Dublin couldn't catch a break. Alan Brogan had a sight of goal from distance but Diarmuid Murphy pushed it onto the crossbar. By half-time, it was 1-14 to 0-3. Dublin were demolished and humiliated.

"I think the big factor was that we seemed to be like startled earwigs in the first 15 minutes, all over the pitch," said manager Pat Gilroy in a quote that stands the test of time.

Ten years on, the relationship couldn't be any more different. Kerry cannot buy a win over Dublin. Worse still, they have been on the end of a few trimmings, when Dublin have piled on the goals as the clock inches into injury-time.

No wonder that Kerry's league victory over Dublin in Tralee on February 9 was greeted with such outright glee.

It was armed with that evidence that Dublin manager Jim Gavin made sure to point out at Dublin's press briefing that - forget the future - this is a Kerry team to be reckoned with in the here and now.

"For God's sake, what do you think he's going to say?" shot back Kerry boss Peter Keane when that was put to him a few days later.

"Of course, he's saying that. Sure, he's going for five-in-a-row. Sure, we haven't been in a final since '15, with a team that has no resemblance to this year's team. Sure, what else is he going to do?"

What else would you expect from Keane too, in fairness. While the guard has changed utterly, he has been in the engine room of Kerry football, winning five consecutive All-Ireland minor titles.

He put the case that his team are only finding their feet at this level, as well as throwing bouquets at the feet of the Dublin squad after they rattled through Mayo's challenge in the semi-final.

"I thought they were hugely impressive," said the St Mary's clubman.

"There is nothing else you can say. These guys are going for five-in-a-row and unlucky in 2014 to be beaten in the semi-final by Donegal as they were up five or six points 20 minutes into the game. This is probably the team of the ages and all we are doing is trying to go against them.

"I suppose the big thing we wanted to do was to put experience into the team. If you look at our team, you have a lot of lads, 15 or 16, who have been given debuts with Kerry over the past say 15 months.

"Fellows retired before the start of this year and more had walked away the previous year.

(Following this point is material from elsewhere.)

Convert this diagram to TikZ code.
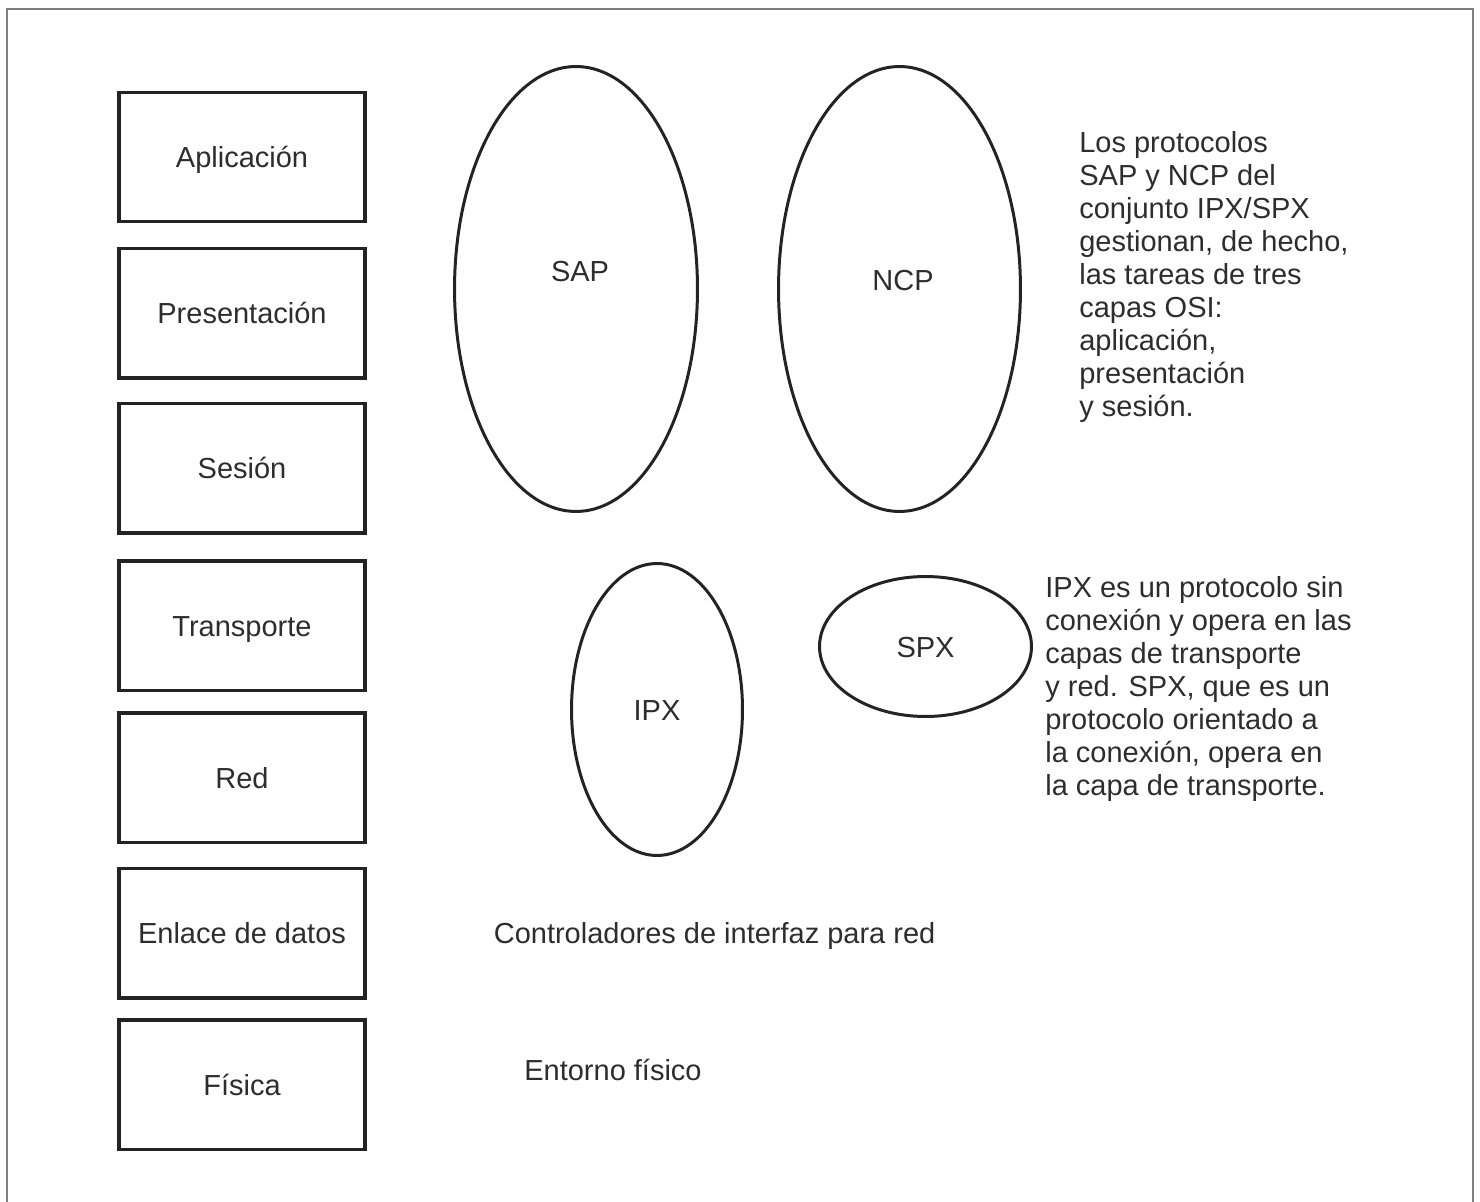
\documentclass[tikz,border=0pt]{standalone}
\usepackage{fontspec}
\setmainfont{Liberation Sans}
\usepackage{xcolor}
\usetikzlibrary{positioning, shapes.geometric}
\definecolor{osiInk}{RGB}{35,35,35}
\definecolor{osiText}{RGB}{45,45,45}
\definecolor{osiFrame}{RGB}{125,125,125}

\begin{document}
\begin{tikzpicture}[
    x=0.02cm, y=-0.02cm,
    every node/.style={font=\fontsize{16.5}{18.8}\selectfont, text=osiText},
    layer/.style={draw=osiInk, line width=2pt, inner sep=0pt, outer sep=0pt, minimum width=4.92cm, minimum height=2.59cm, text height=0.42cm, text depth=0pt},
    proto/.style={ellipse, draw=osiInk, line width=1.7pt, inner sep=0pt, text height=0.42cm, text depth=0pt},
    tag/.style={inner sep=0pt, text height=0.42cm, text depth=0pt},
    note/.style={inner sep=0pt, align=left, anchor=north west},
    node distance=0.5cm
]
    \useasboundingbox (0,0) rectangle (1480,1202);
    \draw[osiFrame, line width=1.1pt] (7,1202) -- (7,9) -- (1473,9) -- (1473,1202);

    % capas OSI
    \node[layer] (app) at (242,157) {Aplicación};
    \node[layer, below=0.54cm of app] (pres) {Presentación};
    \node[layer, below=0.51cm of pres] (ses) {Sesión};
    \node[layer, below=0.56cm of ses] (trans) {Transporte};
    \node[layer, below=0.45cm of trans] (red) {Red};
    \node[layer, below=0.52cm of red] (enlace) {Enlace de datos};
    \node[layer, below=0.44cm of enlace] (fisica) {Física};

    % protocolos
    \node[proto, minimum width=4.86cm, minimum height=8.9cm] (sap) at (576,289) {};
    \node[tag] (saptag) at (580,271.5) {SAP};
    \node[proto, minimum width=4.84cm, minimum height=8.9cm] (ncp) at (899.5,289) {};
    \node[tag] (ncptag) at (903,280) {NCP};
    \node[proto, minimum width=3.42cm, minimum height=5.84cm] (ipx) at (657,709.5) {IPX};
    \node[proto, minimum width=4.24cm, minimum height=2.8cm] (spx) at (925.5,646.5) {SPX};

    \node[tag, anchor=west] (nic) at (493.5,932.5) {Controladores de interfaz para red};
    \node[tag, anchor=west] (medio) at (524,1070) {Entorno físico};

    % notas
    \node[note] (notasap) at (1079,131) {Los protocolos\\SAP y NCP del\\conjunto IPX/SPX\\gestionan, de hecho,\\las tareas de tres\\capas OSI:\\aplicación,\\presentación\\y sesión.};
    \node[note] (notaipx) at (1045,576) {IPX es un protocolo sin\\conexión y opera en las\\capas de transporte\\y red. SPX, que es un\\protocolo orientado a\\la conexión, opera en\\la capa de transporte.};
\end{tikzpicture}
\end{document}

"Allied to that you had Jonathon Lyne and Jack Sherwood who came back in as did Tommy Walsh. So there has been a huge transformation in the personnel in the group. While it might not be huge from my perspective because I wasn't with them before, there is a lot of learning gone on there. We are going into an All-Ireland Final with a team that does not contain a lot of experienced players."

It seems a remarkable and incredible thing to say, but Dublin are on a hiding to nothing with this game. Win an All-Ireland Final and the narrative will be driven about financial and population advantages anyway.

It's like they cannot catch a break at all. This is a county that spent decades being mocked for their inability to turn potential into success. If there is a motivating factor, it comes in the year that Gavin as a player spent in frustrating teams.

He said: "I have never looked in the past for any motivation, and that's even internally."

You can choose what viewpoint to take on that yourself.

All we do know for certain is what is in the hugely enjoyable 'Dublin - The Chaos Years' book, which detailed the often shambolic set-up of Dublin when Gavin was a player himself.

"The team is very humble and has its two feet on the ground and understands what its purpose is. The players have great drive that way to represent their county and clubs and communities and parishes and families and mums and dads to the best of their ability and to try and build on the legacy left by the teams of '58 or '63, the '70s or '83 or '95," he said.

For someone appearing to not care all that much about history, he can rattle out Dublin's winning years off the top of his head.

"They are just trying to add to that and that's whose shoulders they stand upon. Some day it will all be finished for them and they pass it on to someone else," he said. "If you're looking back, you are looking back to reference the people who have forged this path for them and we are only stepping in the footprints they have left."

The talking's done. Get the ball in.